Legt die Hand ans Schwert.
ALBANY und CORNWALL
Teurer Herr, laß ab!
KENT
Tu's, töte deinen Arzt, und gib den Lohn
Der schnöden Krankheit! Nimm zurück die Schenkung,
Sonst, bis der Kehle Kraft versagt zu schrein,
Sag ich dir, du tust Unrecht!
LEAR
Höre mich,
Rebell, bei deiner Lehnspflicht, höre mich!

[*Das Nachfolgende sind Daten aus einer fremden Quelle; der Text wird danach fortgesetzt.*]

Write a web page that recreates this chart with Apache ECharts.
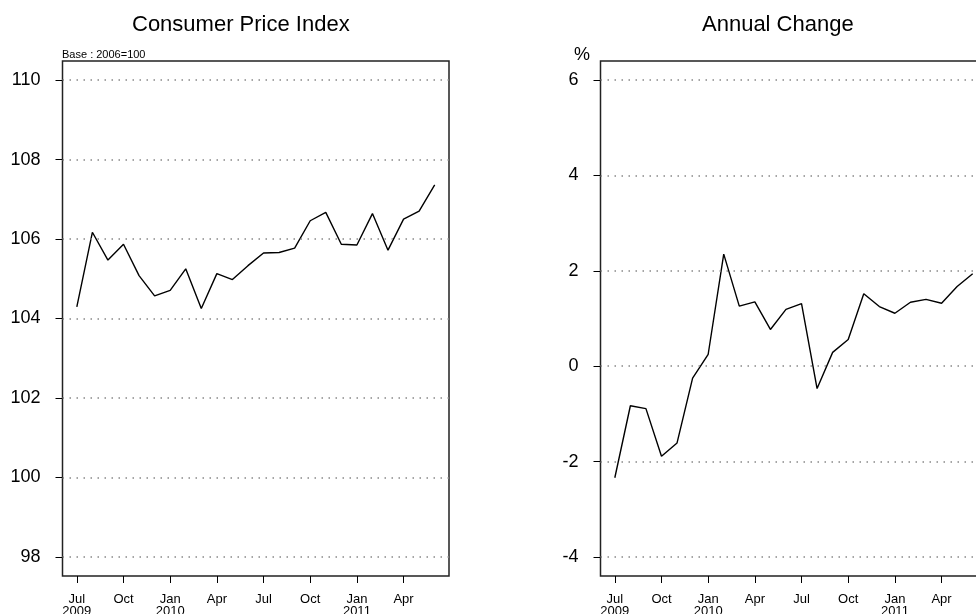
<!DOCTYPE html>
<html lang="en">
<head>
    <meta charset="UTF-8">
    <title>Consumer Price Index</title>
    <style>
        html, body { margin: 0; padding: 0; background: #fff; }
        #chart { width: 976px; height: 614px; }
    </style>
</head>
<body>
<div id="chart"></div>
<script src="https://cdn.jsdelivr.net/npm/echarts@6/dist/echarts.min.js"></script>
<script type="text/javascript">
    // monthly data, Jul 2009 .. Jun 2011
    var months = [0, 1, 2, 3, 4, 5, 6, 7, 8, 9, 10, 11, 12, 13, 14, 15, 16, 17, 18, 19, 20, 21, 22, 23];
    var cpiValues = [104.29, 106.17, 105.47, 105.87, 105.08, 104.57, 104.71, 105.25, 104.25, 105.13, 104.98, 105.33,
        105.65, 105.66, 105.77, 106.46, 106.67, 105.87, 105.85, 106.64, 105.72, 106.50, 106.70, 107.36];
    var changeValues = [-2.34, -0.83, -0.89, -1.89, -1.61, -0.25, 0.25, 2.35, 1.26, 1.35, 0.77, 1.19,
        1.31, -0.47, 0.29, 0.56, 1.52, 1.25, 1.11, 1.34, 1.40, 1.32, 1.67, 1.94];

    var xTickPos = [0, 3, 6, 9, 12, 15, 18, 21];
    var xTickLabels = ['Jul\n2009', 'Oct', 'Jan\n2010', 'Apr', 'Jul', 'Oct', 'Jan\n2011', 'Apr'];
    var cpiTicks = [98, 100, 102, 104, 106, 108, 110];
    var changeTicks = [-4, -2, 0, 2, 4, 6];

    function pad(lo, hi) { // R style 4% range extension
        var d = (hi - lo) * 0.04;
        return [lo - d, hi + d];
    }

    var xRange = pad(months[0], months[months.length - 1]);
    var cpiRange = pad(cpiTicks[0], cpiTicks[cpiTicks.length - 1]);
    var chgRange = pad(changeTicks[0], changeTicks[changeTicks.length - 1]);

    function pairs(ys) {
        return months.map(function (m, i) { return [m, ys[i]]; });
    }

    var FONT = 'Liberation Sans, Arial, sans-serif';

    function xAxisFor(idx) {
        return {
            type: 'value', gridIndex: idx, min: xRange[0], max: xRange[1],
            axisLine: { show: false, onZero: false },
            axisTick: { show: true, inside: false, length: 7, customValues: xTickPos, lineStyle: { color: '#000', width: 1 } },
            axisLabel: {
                customValues: xTickPos, margin: 17, fontSize: 13, lineHeight: 12,
                fontFamily: FONT, color: '#000',
                formatter: function (v) {
                    var k = xTickPos.indexOf(Math.round(v));
                    return k >= 0 ? xTickLabels[k] : '';
                }
            },
            splitLine: { show: false }
        };
    }

    function yAxisFor(idx, range, ticks) {
        return {
            type: 'value', gridIndex: idx, min: range[0], max: range[1],
            axisLine: { show: false, onZero: false },
            axisTick: { show: true, inside: false, length: 7, customValues: ticks, lineStyle: { color: '#000', width: 1 } },
            axisLabel: {
                customValues: ticks, margin: 22, fontSize: 18,
                fontFamily: FONT, color: '#000'
            },
            splitLine: { show: false }
        };
    }

    function gridLines(ticks) { // dotted reference lines at each y tick
        return {
            silent: true, symbol: 'none', label: { show: false },
            lineStyle: { color: '#888', type: [1.5, 5.5], width: 1.5 },
            data: ticks.map(function (t) { return { yAxis: t }; })
        };
    }

    var chart = echarts.init(document.getElementById('chart'), null, { renderer: 'canvas' });
    var option = {
        animation: false,
        backgroundColor: '#fff',
        title: [
            { text: 'Consumer Price Index', left: 132, top: 14, padding: 0,
              textStyle: { fontSize: 22, fontWeight: 'normal', color: '#000', fontFamily: FONT } },
            { text: 'Annual Change', left: 702, top: 14, padding: 0,
              textStyle: { fontSize: 22, fontWeight: 'normal', color: '#000', fontFamily: FONT } },
            { text: 'Base : 2006=100', left: 62, top: 49, padding: 0,
              textStyle: { fontSize: 11, fontWeight: 'normal', color: '#000', fontFamily: FONT } },
            { text: '%', left: 574, top: 46, padding: 0,
              textStyle: { fontSize: 18, fontWeight: 'normal', color: '#000', fontFamily: FONT } }
        ],
        grid: [
            { left: 62.5, top: 61, width: 386.5, height: 515, outerBoundsMode: 'none', containLabel: false,
              show: true, borderColor: '#222', borderWidth: 1.5, backgroundColor: 'transparent' },
            { left: 600.5, top: 61, width: 386.5, height: 515, outerBoundsMode: 'none', containLabel: false,
              show: true, borderColor: '#222', borderWidth: 1.5, backgroundColor: 'transparent' }
        ],
        xAxis: [xAxisFor(0), xAxisFor(1)],
        yAxis: [yAxisFor(0, cpiRange, cpiTicks), yAxisFor(1, chgRange, changeTicks)],
        series: [
            {
                name: 'CPI', type: 'line', xAxisIndex: 0, yAxisIndex: 0,
                data: pairs(cpiValues), showSymbol: false,
                lineStyle: { color: '#000', width: 1.4 },
                markLine: gridLines(cpiTicks)
            },
            {
                name: 'Annual Change', type: 'line', xAxisIndex: 1, yAxisIndex: 1,
                data: pairs(changeValues), showSymbol: false,
                lineStyle: { color: '#000', width: 1.4 },
                markLine: gridLines(changeTicks)
            }
        ]
    };
    chart.setOption(option);
</script>
</body>
</html>
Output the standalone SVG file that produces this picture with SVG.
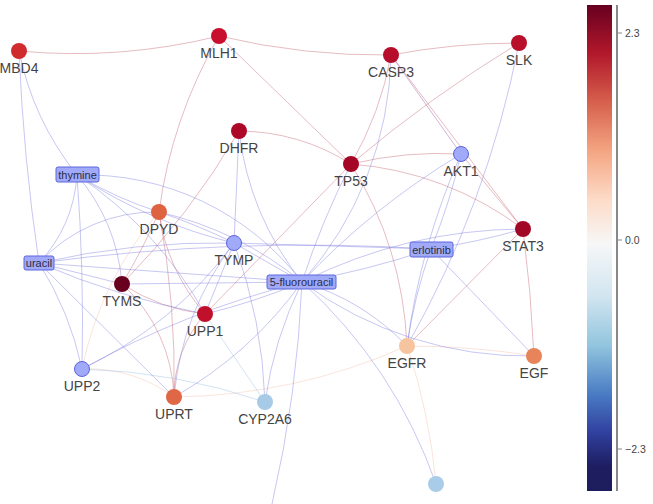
<svg xmlns="http://www.w3.org/2000/svg" width="653" height="504" viewBox="0 0 653 504">
<style>
.e{fill:none;stroke-width:0.9}
.b{stroke:#7474e0;stroke-opacity:.45}
.r{stroke:#c25a68;stroke-opacity:.45}
.p{stroke:#9a5aa8;stroke-opacity:.5}
.f{stroke:#f2b49a;stroke-opacity:.4}
.lb{stroke:#9cc2e6;stroke-opacity:.5}
.lbl{font-family:"Liberation Sans",Arial,sans-serif;font-size:14px;fill:#444;text-anchor:middle}
.box rect{fill:#a0aaf8;stroke:#5c64dc;stroke-width:1}
.box text{font-family:"Liberation Sans",Arial,sans-serif;font-size:11px;fill:#2c2c44;text-anchor:middle}
.pw{fill:#a0aaf8;stroke:#5c64dc;stroke-width:1}
.tk{font-family:"Liberation Sans",Arial,sans-serif;font-size:10.5px;fill:#444}
</style>
<defs>
<linearGradient id="cb" x1="0" y1="0" x2="0" y2="1">
<stop offset="0" stop-color="#67001f"/>
<stop offset="0.1" stop-color="#b2182b"/>
<stop offset="0.2" stop-color="#d6604d"/>
<stop offset="0.3" stop-color="#f4a582"/>
<stop offset="0.4" stop-color="#fddbc7"/>
<stop offset="0.49" stop-color="#f7f7f7"/>
<stop offset="0.6" stop-color="#d1e5f0"/>
<stop offset="0.7" stop-color="#92c5de"/>
<stop offset="0.8" stop-color="#4a7cc4"/>
<stop offset="0.88" stop-color="#30409e"/>
<stop offset="0.95" stop-color="#1d1d60"/>
<stop offset="1" stop-color="#1d1d5e"/>
</linearGradient>
</defs>
<rect width="653" height="504" fill="#fff"/>
<g id="edges" class="e">
<path class="r" d="M19 51 A600 600 0 0 0 219 36"/>
<path class="r" d="M219 36 A700 700 0 0 0 391 55"/>
<path class="r" d="M391 55 A680 680 0 0 1 519 43"/>
<path class="r" d="M219 36 L351 164"/>
<path class="r" d="M219 36 A480 480 0 0 0 159 212"/>
<path class="r" d="M239 131 A214 214 0 0 1 351 164"/>
<path class="r" d="M239 131 A776 776 0 0 1 122 284"/>
<path class="r" d="M391 55 A336 336 0 0 1 351 164"/>
<path class="r" d="M519 43 A1340 1340 0 0 0 351 164"/>
<path class="r" d="M391 55 L523 229"/>
<path class="p" d="M391 55 L461 154"/>
<path class="r" d="M351 164 A380 380 0 0 1 461 154"/>
<path class="r" d="M351 164 A326 326 0 0 1 523 229"/>
<path class="r" d="M461 154 L523 229"/>
<path class="r" d="M351 164 A376 376 0 0 1 407 346"/>
<path class="r" d="M523 229 L407 346"/>
<path class="r" d="M523 229 A1500 1500 0 0 1 534 356"/>
<path class="f" d="M407 346 A800 800 0 0 1 534 356"/>
<path class="r" d="M351 164 L205 314"/>
<path class="r" d="M159 212 A196 196 0 0 0 205 314"/>
<path class="r" d="M122 284 A190 190 0 0 0 205 314"/>
<path class="r" d="M122 284 A160 160 0 0 1 174 397"/>
<path class="r" d="M159 212 A900 900 0 0 1 174 397"/>
<path class="r" d="M205 314 A124 124 0 0 0 174 397"/>
<path class="f" d="M82 369 A144 144 0 0 1 174 397"/>
<path class="f" d="M82 369 A350 350 0 0 1 159 212"/>
<path class="r" d="M159 212 A600 600 0 0 1 122 284"/>
<path class="f" d="M174 397 A590 590 0 0 0 407 346"/>
<path class="f" d="M407 346 A600 600 0 0 1 436 484"/>
<path class="lb" d="M205 314 L265 402"/>
<path class="lb" d="M82 369 A618 618 0 0 1 265 402"/>
<path class="b" d="M19 51 A293 293 0 0 0 77 175"/>
<path class="b" d="M19 51 A2000 2000 0 0 0 39 263"/>
<path class="b" d="M77 175 A144 144 0 0 1 39 263"/>
<path class="b" d="M77 175 A2000 2000 0 0 1 82 369"/>
<path class="b" d="M77 175 A400 400 0 0 0 159 212"/>
<path class="b" d="M77 175 A193 193 0 0 1 122 284"/>
<path class="b" d="M77 175 A500 500 0 0 0 234 243"/>
<path class="b" d="M77 175 A400 400 0 0 1 205 314"/>
<path class="b" d="M77 175 A273 273 0 0 1 302 282"/>
<path class="b" d="M39 263 A158 158 0 0 1 159 212"/>
<path class="b" d="M39 263 A800 800 0 0 1 234 243"/>
<path class="b" d="M39 263 L302 282"/>
<path class="b" d="M39 263 L122 284"/>
<path class="b" d="M39 263 A800 800 0 0 0 205 314"/>
<path class="b" d="M39 263 A325 325 0 0 1 82 369"/>
<path class="b" d="M39 263 L174 397"/>
<path class="b" d="M39 263 A2000 2000 0 0 1 431 249"/>
<path class="b" d="M239 131 L234 243"/>
<path class="b" d="M239 131 A300 300 0 0 0 302 282"/>
<path class="b" d="M234 243 L302 282"/>
<path class="b" d="M234 243 L205 314"/>
<path class="b" d="M234 243 A400 400 0 0 1 82 369"/>
<path class="b" d="M234 243 A300 300 0 0 0 174 397"/>
<path class="b" d="M234 243 A500 500 0 0 1 265 402"/>
<path class="b" d="M234 243 L431 249"/>
<path class="b" d="M159 212 A350 350 0 0 1 302 282"/>
<path class="b" d="M159 212 A600 600 0 0 1 234 243"/>
<path class="b" d="M122 284 L302 282"/>
<path class="b" d="M205 314 A600 600 0 0 0 302 282"/>
<path class="b" d="M82 369 A900 900 0 0 1 302 282"/>
<path class="b" d="M174 397 A400 400 0 0 0 302 282"/>
<path class="b" d="M265 402 A400 400 0 0 1 302 282"/>
<path class="b" d="M302 282 A1200 1200 0 0 1 272 504"/>
<path class="b" d="M302 282 A495 495 0 0 1 436 484"/>
<path class="b" d="M302 282 A240 240 0 0 1 407 346"/>
<path class="b" d="M302 282 A379 379 0 0 0 534 356"/>
<path class="b" d="M302 282 A900 900 0 0 0 431 249"/>
<path class="b" d="M302 282 A500 500 0 0 1 523 229"/>
<path class="b" d="M302 282 A740 740 0 0 1 461 154"/>
<path class="b" d="M302 282 A800 800 0 0 1 351 164"/>
<path class="b" d="M302 282 A350 350 0 0 0 391 55"/>
<path class="b" d="M431 249 A700 700 0 0 0 523 229"/>
<path class="b" d="M431 249 A600 600 0 0 0 461 154"/>
<path class="b" d="M519 43 A1000 1000 0 0 1 407 346"/>
<path class="b" d="M461 154 A707 707 0 0 0 407 346"/>
<path class="b" d="M431 249 A500 500 0 0 0 407 346"/>
<path class="b" d="M431 249 L534 356"/>
</g>
<g id="node-MBD4"><circle cx="19" cy="51" r="8" fill="#d02b2d"/><text class="lbl" x="19" y="73">MBD4</text></g>
<g id="node-MLH1"><circle cx="219" cy="36" r="8" fill="#c8102e"/><text class="lbl" x="219" y="58">MLH1</text></g>
<g id="node-CASP3"><circle cx="391" cy="55" r="8" fill="#b50d2a"/><text class="lbl" x="391" y="77">CASP3</text></g>
<g id="node-SLK"><circle cx="519" cy="43" r="8" fill="#b8102b"/><text class="lbl" x="519" y="65">SLK</text></g>
<g id="node-DHFR"><circle cx="239" cy="131" r="8" fill="#ad0828"/><text class="lbl" x="239" y="153">DHFR</text></g>
<g id="node-TP53"><circle cx="351" cy="164" r="8" fill="#a50626"/><text class="lbl" x="351" y="186">TP53</text></g>
<g id="node-AKT1"><circle class="pw" cx="461" cy="154" r="7.5"/><text class="lbl" x="461" y="176">AKT1</text></g>
<g id="node-DPYD"><circle cx="159" cy="212" r="8" fill="#de6340"/><text class="lbl" x="159" y="234">DPYD</text></g>
<g id="node-TYMP"><circle class="pw" cx="234" cy="243" r="7.5"/><text class="lbl" x="234" y="265">TYMP</text></g>
<g id="node-STAT3"><circle cx="523" cy="229" r="8" fill="#a30726"/><text class="lbl" x="523" y="251">STAT3</text></g>
<g id="node-TYMS"><circle cx="122" cy="284" r="8" fill="#6a0020"/><text class="lbl" x="122" y="306">TYMS</text></g>
<g id="node-UPP1"><circle cx="205" cy="314" r="8" fill="#c0102b"/><text class="lbl" x="205" y="336">UPP1</text></g>
<g id="node-EGFR"><circle cx="407" cy="346" r="8" fill="#f6c59f"/><text class="lbl" x="407" y="368">EGFR</text></g>
<g id="node-EGF"><circle cx="534" cy="356" r="8" fill="#e8845a"/><text class="lbl" x="534" y="378">EGF</text></g>
<g id="node-UPP2"><circle class="pw" cx="82" cy="369" r="7.5"/><text class="lbl" x="82" y="391">UPP2</text></g>
<g id="node-UPRT"><circle cx="174" cy="397" r="8" fill="#e06745"/><text class="lbl" x="174" y="419">UPRT</text></g>
<g id="node-CYP2A6"><circle cx="265" cy="402" r="8" fill="#a7cbe6"/><text class="lbl" x="265" y="424">CYP2A6</text></g>
<g id="node-bottom"><circle cx="436" cy="484" r="8" fill="#a9cde8"/></g>
<g id="node-thymine" class="box"><rect x="56" y="167" width="43" height="15" rx="2"/><text x="77.5" y="178.5">thymine</text></g>
<g id="node-uracil" class="box"><rect x="24" y="256" width="30" height="14" rx="2"/><text x="39" y="267">uracil</text></g>
<g id="node-5-fluorouracil" class="box"><rect x="267" y="275" width="69" height="14" rx="2"/><text x="301.5" y="286">5-fluorouracil</text></g>
<g id="node-erlotinib" class="box"><rect x="410" y="242" width="43" height="15" rx="2"/><text x="431.5" y="253.5">erlotinib</text></g>
<g id="colorbar">
<rect x="587" y="5" width="25" height="486" fill="url(#cb)"/>
<line x1="617" y1="5" x2="617" y2="491" stroke="#888" stroke-width="2"/>
<line x1="617" y1="33" x2="622" y2="33" stroke="#888" stroke-width="1"/>
<line x1="617" y1="240" x2="622" y2="240" stroke="#888" stroke-width="1"/>
<line x1="617" y1="449" x2="622" y2="449" stroke="#888" stroke-width="1"/>
<text class="tk" x="625" y="37">2.3</text>
<text class="tk" x="625" y="244">0.0</text>
<text class="tk" x="625" y="453">−2.3</text>
</g>
</svg>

Weil du zum Wortbruch Uns verleiten wolltest,
Den Wir noch nie gewagt, und stolz verwegen
Dich drängtest zwischen Unsern Spruch und Thron,
Was Unser Blut und Rang nicht dulden darf,
Wenn Unsre Macht bewährt, nimm deinen Lohn:
Fünf Tage gönnen Wir, dich zu versehn
Mit Schirmung vor des Lebens Ungemach;
Am sechsten kehrst du den verhaßten Rücken
Dem Königreich, und weilt am zehnten Tag
In Unserm Lande dein verbannter Leib,
So ists dein Tod. Fort nun! Bei Jupiter,
Dies widerruf ich nicht!
KENT
So leb denn wohl, Fürst! Zeigst du so dich, Lear,
Lebt Freiheit auswärts und Verbannung hier. -
Zu Cordelia. Dir, Jungfrau, sein die Götter mächtiger Hort, Die richtig denkt und sprach das rechte Wort. - Zu Goneril und Regan. Eur breites Reden mög die Tat bewähren, Und Liebeswort willkommne Frucht gebären! - [Zu den Herzogen. ] Fahrt wohl, Kent muß zum Abschied nun sich wenden, Im neuen Land den alten Lauf vollenden. Er geht ab. Trompetenstoß. Gloster kommt zurück mit Frankreich, Burgund und Gefolge.